> PROBLEM STATEMENT
Give an exact transcription of every line, dropping the images.

─── DATASET EXTRACT

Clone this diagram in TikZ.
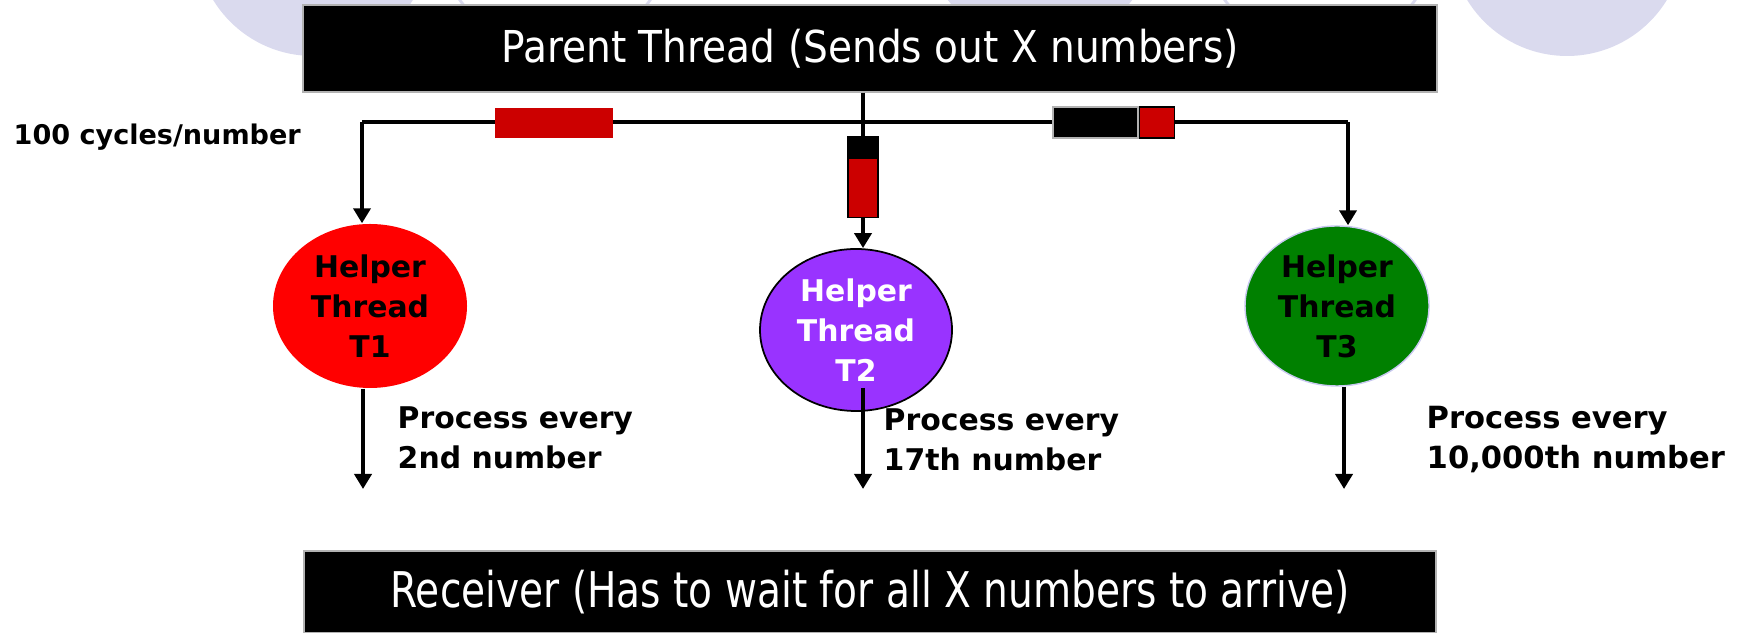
\documentclass[tikz,border=0pt]{standalone}
\usepackage{fontspec}
\setmainfont{DejaVu Sans}
\newfontfamily\bannerfont{DejaVu Sans}[FakeStretch=0.89]
\newfontfamily\receiverfont{DejaVu Sans}[FakeStretch=0.795]
\usetikzlibrary{arrows.meta}
\usetikzlibrary{shapes.geometric}

\definecolor{bgcircle}{HTML}{DADAEE}
\definecolor{pktred}{HTML}{CC0000}
\definecolor{t1red}{HTML}{FF0000}
\definecolor{t2purple}{HTML}{9933FF}
\definecolor{t3green}{HTML}{008000}
\definecolor{t3rim}{HTML}{C8C8F0}

\tikzset{
  banner/.style={rectangle, fill=black, draw=gray!60, line width=0.4pt, text=white, inner sep=0pt},
  helper/.style={ellipse, inner sep=0pt, align=center, font=\bfseries\fontsize{8.5}{11.4}\selectfont},
  wire/.style={line width=1.3pt},
  flow/.style={wire, -{Triangle[width=1.7mm, length=1.5mm]}},
  note/.style={anchor=west, inner sep=0pt, align=left, font=\bfseries\fontsize{8.5}{11.4}\selectfont},
  packet/.style={rectangle, inner sep=0pt, draw=black, line width=0.4pt},
}

\begin{document}
\begin{tikzpicture}
  \useasboundingbox (0,0) rectangle (17.42,6.33);

  % discs along the top edge
  \fill[bgcircle] (3.13,6.94) circle (1.17);
  \fill[bgcircle] (10.40,7.05) circle (1.17);
  \fill[bgcircle] (15.67,6.94) circle (1.17);
  \draw[bgcircle, line width=0.8pt] (5.55,7.01) circle (1.17);
  \draw[bgcircle, line width=0.8pt] (13.20,7.01) circle (1.17);

  \node[banner, minimum width=11.34cm, minimum height=0.87cm, font=\bannerfont\fontsize{12.5}{15}\selectfont] (parent) at (8.70,5.845) {Parent Thread (Sends out X numbers)};
  \node[banner, minimum width=11.32cm, minimum height=0.82cm, font=\receiverfont\fontsize{14}{16}\selectfont] (receiver) at (8.70,0.41) {Receiver (Has to wait for all X numbers to arrive)};

  \node[helper, fill=t1red, minimum width=1.94cm, minimum height=1.64cm] (t1) at (3.70,3.27) {Helper\\Thread\\T1};
  \node[helper, fill=t2purple, draw=black, line width=0.5pt, text=white, minimum width=1.92cm, minimum height=1.62cm] (t2) at (8.56,3.03) {Helper\\Thread\\T2};
  \node[helper, fill=t3green, draw=t3rim, line width=0.4pt, minimum width=1.84cm, minimum height=1.60cm] (t3) at (13.37,3.27) {Helper\\Thread\\T3};

  \coordinate (c1) at (3.62,5.11);
  \coordinate (j) at (8.63,5.11);
  \coordinate (c3) at (13.48,5.11);
  \coordinate (o1) at (3.63,1.44);
  \coordinate (o2) at (8.63,1.44);
  \coordinate (o3) at (13.44,1.44);
  \coordinate (t2tail) at (8.63,2.45);

  % fan-out from the parent
  \draw[wire] (c1) -- (c3);
  \draw[flow] (c1) -- (c1 |- t1.north);
  \draw[flow] (c3) -- (c3 |- t3.north);
  \draw[flow] (parent.south -| j) -- (j |- t2.north);

  % results going down
  \draw[flow] (o1 |- t1.south) -- (o1);
  \draw[flow] (t2tail) -- (o2);
  \draw[flow] (o3 |- t3.south) -- (o3);

  % numbers in flight
  \node[packet, fill=pktred, draw=none, minimum width=1.18cm, minimum height=0.30cm] (pk1) at (5.54,5.10) {};
  \node[packet, fill=black, draw=gray!60, minimum width=0.85cm, minimum height=0.31cm] (pk3a) at (10.955,5.105) {};
  \node[packet, fill=pktred, minimum width=0.35cm, minimum height=0.31cm, anchor=west] (pk3b) at (pk3a.east) {};
  \node[packet, fill=black, minimum width=0.30cm, minimum height=0.20cm] (pk2a) at (8.63,4.86) {};
  \node[packet, fill=pktred, minimum width=0.30cm, minimum height=0.59cm, anchor=north] (pk2b) at (pk2a.south) {};

  \node[note, font=\bfseries\fontsize{7.7}{9}\selectfont] (rate) at (0.13,4.96) {100 cycles/number};
  \node[note] (every1) at (3.97,1.95) {Process every\\2nd number};
  \node[note] (every2) at (8.83,1.93) {Process every\\17th number};
  \node[note, font=\bfseries\fontsize{8.7}{11.4}\selectfont] (every3) at (14.26,1.93) {Process every\\10,000th number};
\end{tikzpicture}
\end{document}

──────

> COMPLETE ANSWER
Clone this diagram in TikZ.
\documentclass[tikz,border=0pt]{standalone}
\usepackage{fontspec}
\setmainfont{DejaVu Sans}
\newfontfamily\bannerfont{DejaVu Sans}[FakeStretch=0.89]
\newfontfamily\receiverfont{DejaVu Sans}[FakeStretch=0.795]
\usetikzlibrary{arrows.meta}
\usetikzlibrary{shapes.geometric}

\definecolor{bgcircle}{HTML}{DADAEE}
\definecolor{pktred}{HTML}{CC0000}
\definecolor{t1red}{HTML}{FF0000}
\definecolor{t2purple}{HTML}{9933FF}
\definecolor{t3green}{HTML}{008000}
\definecolor{t3rim}{HTML}{C8C8F0}

\tikzset{
  banner/.style={rectangle, fill=black, draw=gray!60, line width=0.4pt, text=white, inner sep=0pt},
  helper/.style={ellipse, inner sep=0pt, align=center, font=\bfseries\fontsize{8.5}{11.4}\selectfont},
  wire/.style={line width=1.3pt},
  flow/.style={wire, -{Triangle[width=1.7mm, length=1.5mm]}},
  note/.style={anchor=west, inner sep=0pt, align=left, font=\bfseries\fontsize{8.5}{11.4}\selectfont},
  packet/.style={rectangle, inner sep=0pt, draw=black, line width=0.4pt},
}

\begin{document}
\begin{tikzpicture}
  \useasboundingbox (0,0) rectangle (17.42,6.33);

  % discs along the top edge
  \fill[bgcircle] (3.13,6.94) circle (1.17);
  \fill[bgcircle] (10.40,7.05) circle (1.17);
  \fill[bgcircle] (15.67,6.94) circle (1.17);
  \draw[bgcircle, line width=0.8pt] (5.55,7.01) circle (1.17);
  \draw[bgcircle, line width=0.8pt] (13.20,7.01) circle (1.17);

  \node[banner, minimum width=11.34cm, minimum height=0.87cm, font=\bannerfont\fontsize{12.5}{15}\selectfont] (parent) at (8.70,5.845) {Parent Thread (Sends out X numbers)};
  \node[banner, minimum width=11.32cm, minimum height=0.82cm, font=\receiverfont\fontsize{14}{16}\selectfont] (receiver) at (8.70,0.41) {Receiver (Has to wait for all X numbers to arrive)};

  \node[helper, fill=t1red, minimum width=1.94cm, minimum height=1.64cm] (t1) at (3.70,3.27) {Helper\\Thread\\T1};
  \node[helper, fill=t2purple, draw=black, line width=0.5pt, text=white, minimum width=1.92cm, minimum height=1.62cm] (t2) at (8.56,3.03) {Helper\\Thread\\T2};
  \node[helper, fill=t3green, draw=t3rim, line width=0.4pt, minimum width=1.84cm, minimum height=1.60cm] (t3) at (13.37,3.27) {Helper\\Thread\\T3};

  \coordinate (c1) at (3.62,5.11);
  \coordinate (j) at (8.63,5.11);
  \coordinate (c3) at (13.48,5.11);
  \coordinate (o1) at (3.63,1.44);
  \coordinate (o2) at (8.63,1.44);
  \coordinate (o3) at (13.44,1.44);
  \coordinate (t2tail) at (8.63,2.45);

  % fan-out from the parent
  \draw[wire] (c1) -- (c3);
  \draw[flow] (c1) -- (c1 |- t1.north);
  \draw[flow] (c3) -- (c3 |- t3.north);
  \draw[flow] (parent.south -| j) -- (j |- t2.north);

  % results going down
  \draw[flow] (o1 |- t1.south) -- (o1);
  \draw[flow] (t2tail) -- (o2);
  \draw[flow] (o3 |- t3.south) -- (o3);

  % numbers in flight
  \node[packet, fill=pktred, draw=none, minimum width=1.18cm, minimum height=0.30cm] (pk1) at (5.54,5.10) {};
  \node[packet, fill=black, draw=gray!60, minimum width=0.85cm, minimum height=0.31cm] (pk3a) at (10.955,5.105) {};
  \node[packet, fill=pktred, minimum width=0.35cm, minimum height=0.31cm, anchor=west] (pk3b) at (pk3a.east) {};
  \node[packet, fill=black, minimum width=0.30cm, minimum height=0.20cm] (pk2a) at (8.63,4.86) {};
  \node[packet, fill=pktred, minimum width=0.30cm, minimum height=0.59cm, anchor=north] (pk2b) at (pk2a.south) {};

  \node[note, font=\bfseries\fontsize{7.7}{9}\selectfont] (rate) at (0.13,4.96) {100 cycles/number};
  \node[note] (every1) at (3.97,1.95) {Process every\\2nd number};
  \node[note] (every2) at (8.83,1.93) {Process every\\17th number};
  \node[note, font=\bfseries\fontsize{8.7}{11.4}\selectfont] (every3) at (14.26,1.93) {Process every\\10,000th number};
\end{tikzpicture}
\end{document}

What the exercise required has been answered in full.